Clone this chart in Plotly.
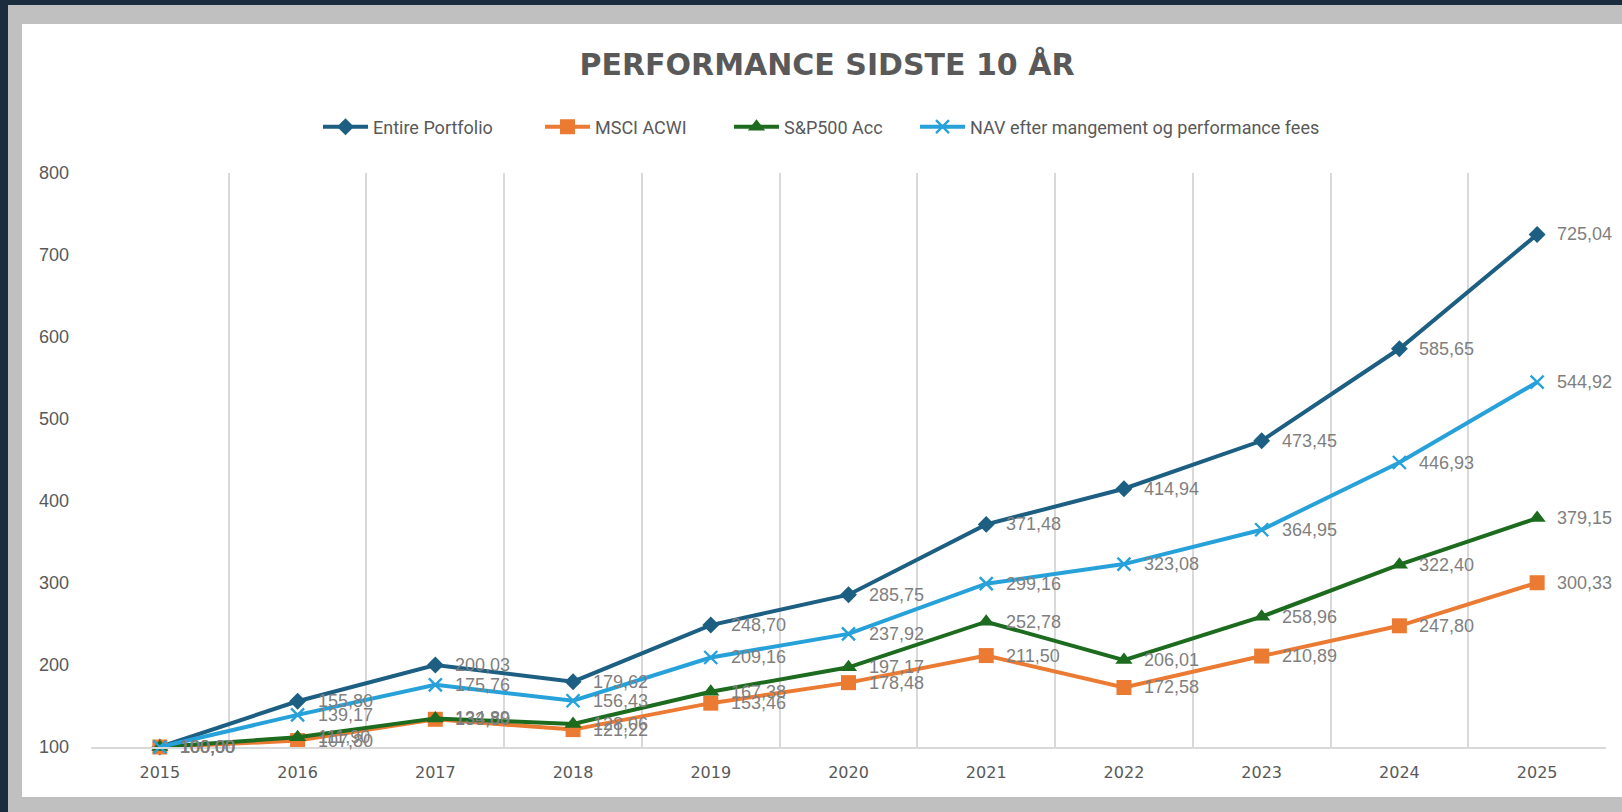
import plotly.graph_objects as go

years = [2015, 2016, 2017, 2018, 2019, 2020, 2021, 2022, 2023, 2024, 2025]
year_labels = [str(y) for y in years]

entire_portfolio = [100.00, 155.80, 200.03, 179.62, 248.70, 285.75, 371.48, 414.94, 473.45, 585.65, 725.04]
msci_acwi = [100.00, 107.80, 133.80, 121.22, 153.46, 178.48, 211.50, 172.58, 210.89, 247.80, 300.33]
sp500_acc = [100.00, 111.90, 134.89, 128.06, 167.38, 197.17, 252.78, 206.01, 258.96, 322.40, 379.15]
nav_after_fees = [100.00, 139.17, 175.76, 156.43, 209.16, 237.92, 299.16, 323.08, 364.95, 446.93, 544.92]

y_ticks = [100, 200, 300, 400, 500, 600, 700, 800]

W, H = 1622, 812
L, R, T, B = 91, 1606, 173, 747


def px_x(px):
    return (px - L) / (R - L)


def px_y(py):
    return (B - py) / (B - T)


def fmt(v):
    return f"{v:.2f}".replace(".", ",")


series = [
    ("Entire Portfolio", entire_portfolio, "#1d5f82", dict(symbol="diamond", size=13), "legend", 370),
    ("MSCI ACWI", msci_acwi, "#eb7a32", dict(symbol="square", size=15), "legend2", 592),
    ("S&P500 Acc", sp500_acc, "#1d6b1f", dict(symbol="triangle-up", size=15), "legend3", 781),
    ("NAV efter mangement og performance fees", nav_after_fees, "#27a1d9",
     dict(symbol="x-thin-open", size=13, line=dict(width=2.4)), "legend4", 967),
]

legend_font = dict(family="Roboto, sans-serif", size=18, color="#595959")

fig = go.Figure()
annotations = []
legends = {}
for name, vals, color, mk, leg, text_start in series:
    marker = dict(color=color, **mk)
    if "line" in marker:
        marker["line"]["color"] = color
    fig.add_trace(go.Scatter(
        x=years, y=vals, name=name, mode="lines+markers",
        line=dict(color=color, width=4),
        marker=marker,
        legend=leg,
        cliponaxis=False,
    ))
    for xv, yv in zip(years, vals):
        annotations.append(dict(
            x=xv, y=yv, xref="x", yref="y", text=fmt(yv), showarrow=False,
            xanchor="left", yanchor="middle", xshift=18,
            font=dict(family="Liberation Sans, Arial, sans-serif", size=18, color="#7f7f7f"),
        ))
    legends[leg] = dict(
        orientation="h", x=px_x(text_start - 52), xanchor="left",
        y=px_y(127), yanchor="middle",
        font=legend_font, bgcolor="rgba(0,0,0,0)", itemwidth=45,
    )

shapes = [
    dict(type="rect", xref="paper", yref="paper", layer="below",
         x0=px_x(22), x1=px_x(W + 5), y0=px_y(797), y1=px_y(24),
         fillcolor="#ffffff", line=dict(width=0)),
    dict(type="rect", xref="paper", yref="paper", layer="below",
         x0=px_x(-5), x1=px_x(8), y0=px_y(H + 5), y1=px_y(-5),
         fillcolor="#1a2c3d", line=dict(width=0)),
    dict(type="rect", xref="paper", yref="paper", layer="below",
         x0=px_x(-5), x1=px_x(W + 5), y0=px_y(5), y1=px_y(-5),
         fillcolor="#1a2c3d", line=dict(width=0)),
]

fig.update_layout(
    width=W, height=H,
    margin=dict(l=L, r=W - R, t=T, b=H - B, pad=0),
    paper_bgcolor="#c0c0c0",
    plot_bgcolor="rgba(0,0,0,0)",
    shapes=shapes,
    annotations=annotations,
    title=dict(
        text="PERFORMANCE SIDSTE 10 ÅR",
        x=827 / W, xanchor="center",
        y=1 - 64 / H, yanchor="middle",
        font=dict(family="DejaVu Sans, Roboto, sans-serif", size=30, color="#595959", weight="bold"),
    ),
    showlegend=True,
    xaxis=dict(
        range=[2014.5, 2025.5],
        tickmode="array", tickvals=years, ticktext=year_labels,
        showgrid=False, zeroline=False,
        showline=True, linecolor="#d9d9d9", linewidth=2,
        ticks="", ticklabelstandoff=10,
        tickfont=dict(family="DejaVu Sans, sans-serif", size=16, color="#595959"),
        minor=dict(tickmode="linear", tick0=2014.5, dtick=1, showgrid=True,
                   gridcolor="#d9d9d9", gridwidth=2, ticks=""),
        fixedrange=True,
    ),
    yaxis=dict(
        range=[100, 800],
        tickmode="array", tickvals=y_ticks,
        showgrid=False, zeroline=False, showline=False,
        ticks="", ticklabelstandoff=21,
        tickfont=dict(family="Liberation Sans, Arial, sans-serif", size=18, color="#595959"),
        fixedrange=True,
    ),
    **legends,
)

fig.write_html(
    "out.html",
    config={"displayModeBar": False},
    post_script="document.body.style.margin='0';document.body.style.overflow='hidden';",
)
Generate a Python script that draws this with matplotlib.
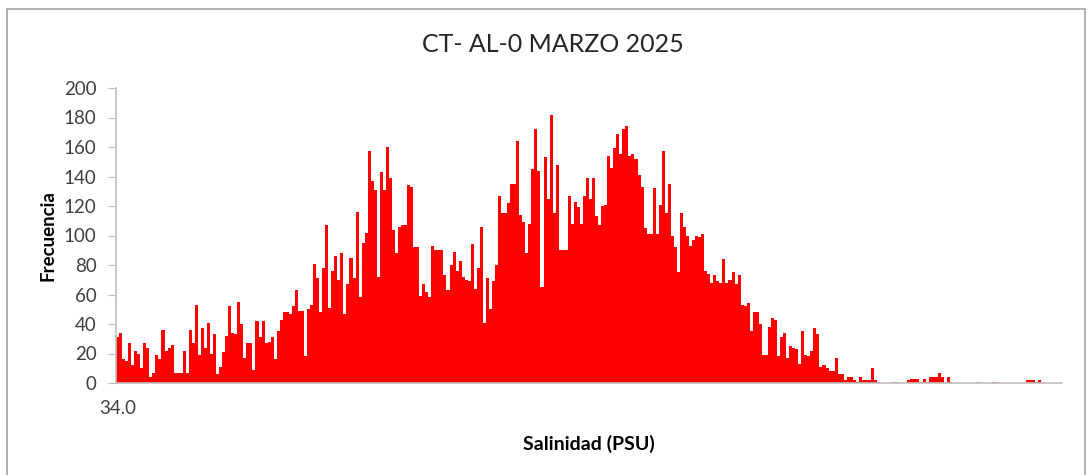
import numpy as np
import matplotlib.pyplot as plt
from matplotlib.patches import Rectangle

# Frequency of salinity values per bin, read left to right (first bin = 34.0)
seg_1 = [31, 34, 16, 15, 27, 12, 22, 20, 10, 27, 24, 4, 7, 19, 16, 36, 22, 24, 26, 7,
         7, 7, 22, 7, 36, 27, 53, 19, 37, 24, 41, 20, 33, 6, 11, 21, 32]
seg_2 = [52, 34, 33, 55, 40, 17, 27, 27, 9, 42, 31, 42, 27, 28, 31, 16, 35, 43, 48, 48,
         47, 52, 63, 49, 49, 18, 50, 53, 81, 71, 48, 78, 107, 51, 76, 86, 70, 88, 47, 67, 85]
seg_3 = [71, 116, 58, 95, 102, 157, 137, 131, 72, 143, 131, 160, 139, 104, 88, 106, 107,
         107, 134, 133, 92, 92, 59, 67, 62, 58, 93, 90, 90, 90, 73, 63, 80, 89, 76, 83, 72,
         70, 69, 94, 64]
seg_4 = [78, 106, 41, 71, 50, 69, 80, 127, 115, 115, 122, 135, 135, 164, 114, 109, 88,
         108, 145, 172, 144, 65, 153, 125, 182, 115, 148, 90, 90, 90, 127, 108, 123, 119,
         108, 127, 139, 125, 139, 113, 107]
seg_5 = [120, 121, 154, 146, 159, 169, 155, 172, 174, 154, 155, 152, 141, 133, 105, 101,
         101, 132, 101, 121, 157, 115, 135, 100, 92, 75, 115, 106, 100, 93, 97, 100, 99,
         101, 76, 74, 68, 73, 69, 68, 84, 68]
seg_6 = [70, 75, 67, 73, 53, 52, 54, 35, 48, 48, 40, 19, 19, 38, 44, 43, 18, 31, 34, 17,
         25, 24, 23, 13, 35, 19, 18, 22, 37, 33, 11, 12, 10, 8, 8, 17, 6, 6, 2, 4, 4]
seg_7 = [2, 1, 4, 2, 2, 2, 10, 2, 1, 0, 0, 0, 0, 1, 1, 0, 0, 0, 2, 3, 3, 3, 1, 3, 1, 4,
         4, 4, 7, 4, 0, 4, 1, 0, 0, 0, 0, 0, 0, 0, 0, 1, 0, 0, 0, 0, 1, 1, 0, 0, 0, 0, 0,
         0, 0, 0, 0, 2, 2, 2, 1, 2, 0, 0, 0, 0, 0, 0, 0]

frecuencia = seg_1 + seg_2 + seg_3 + seg_4 + seg_5 + seg_6 + seg_7
first_label = "34.0"
y_ticks = [0, 20, 40, 60, 80, 100, 120, 140, 160, 180, 200]

plt.rcParams['font.family'] = ['Lato', 'DejaVu Sans']
text_color = '#404040'
axis_color = '#bfbfbf'

fig = plt.figure(figsize=(10.91, 4.75), dpi=100)
ax = fig.add_axes([116 / 1091, 92 / 475, 946 / 1091, 295 / 475])

x = np.arange(len(frecuencia))
ax.bar(x, frecuencia, width=1.0, color='#ff0000', linewidth=0)

ax.set_xlim(-0.5, len(frecuencia) - 0.5)
ax.set_ylim(0, 200)
ax.set_yticks(y_ticks)
ax.set_xticks([0])
ax.set_xticklabels([first_label])

for side in ('top', 'right'):
    ax.spines[side].set_visible(False)
for side in ('left', 'bottom'):
    ax.spines[side].set_color(axis_color)
    ax.spines[side].set_linewidth(1.2)

ax.tick_params(axis='y', length=6, color=axis_color, labelsize=13.5,
               labelcolor=text_color, pad=8)
ax.tick_params(axis='x', length=0, labelsize=13.5, labelcolor=text_color, pad=12)

# title is centred on the chart frame, not on the plot area
fig.text(553 / 1091, 1 - 45 / 475, 'CT- AL-0 MARZO 2025', fontsize=18,
         color='#262626', ha='center', va='center')
ax.set_xlabel('Salinidad (PSU)', fontsize=14, fontweight='bold', color='black',
              labelpad=13)
ax.set_ylabel('Frecuencia', fontsize=13.5, fontweight='bold', color='black',
              labelpad=5)

# chart frame
fig.patches.append(Rectangle((7 / 1091, -0.05), 1078 / 1091, 1.05 - 9 / 475,
                             transform=fig.transFigure, fill=False,
                             edgecolor='#a6a6a6', linewidth=1.2))

fig.savefig('out.png', dpi=100)
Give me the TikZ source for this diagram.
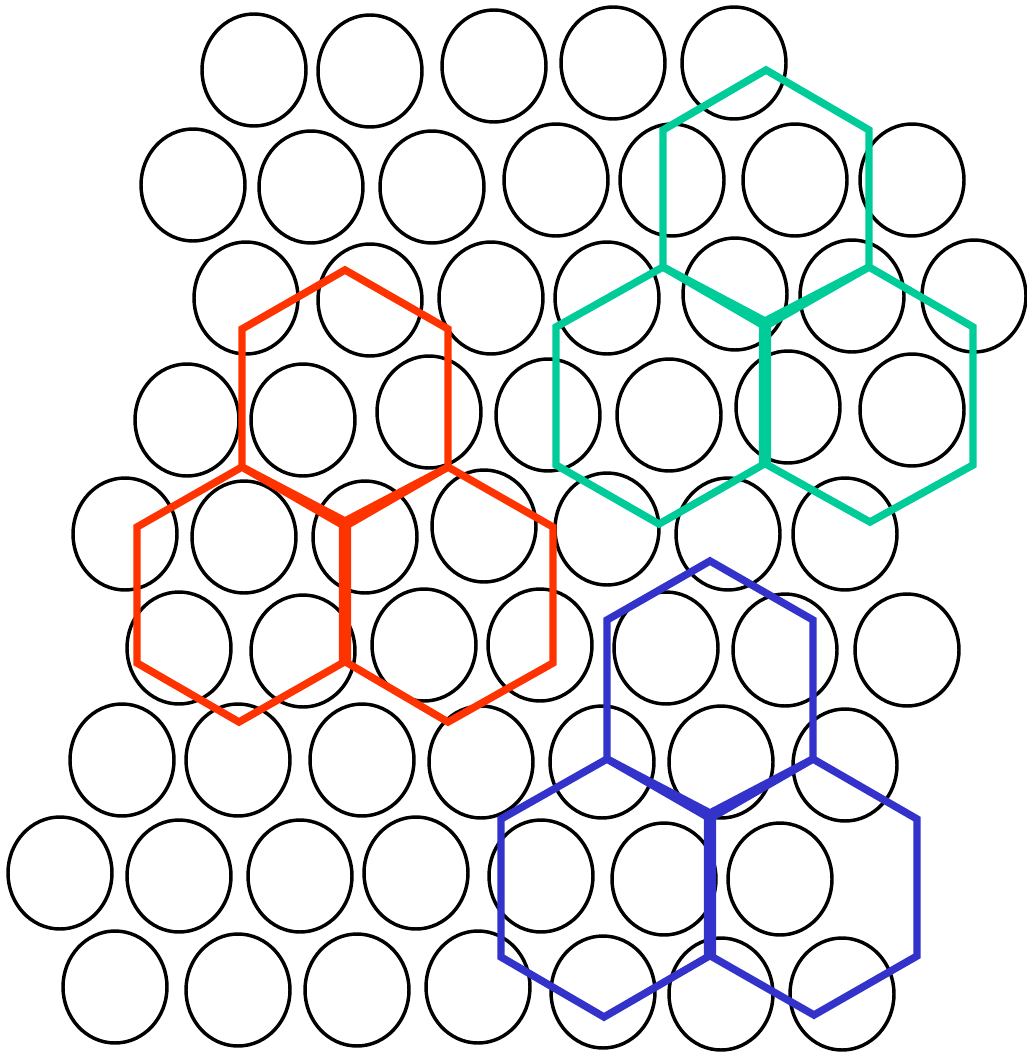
######
Job: Write out, exactly and with nothing added, everything from the line with "Generate a Python" down to the line with "from matplotlib.patches import Rectangle", both included. Drop any pictures.

Written answer:
Generate a Python script that draws this with matplotlib.
import numpy as np
import matplotlib.pyplot as plt
from matplotlib.patches import Rectangle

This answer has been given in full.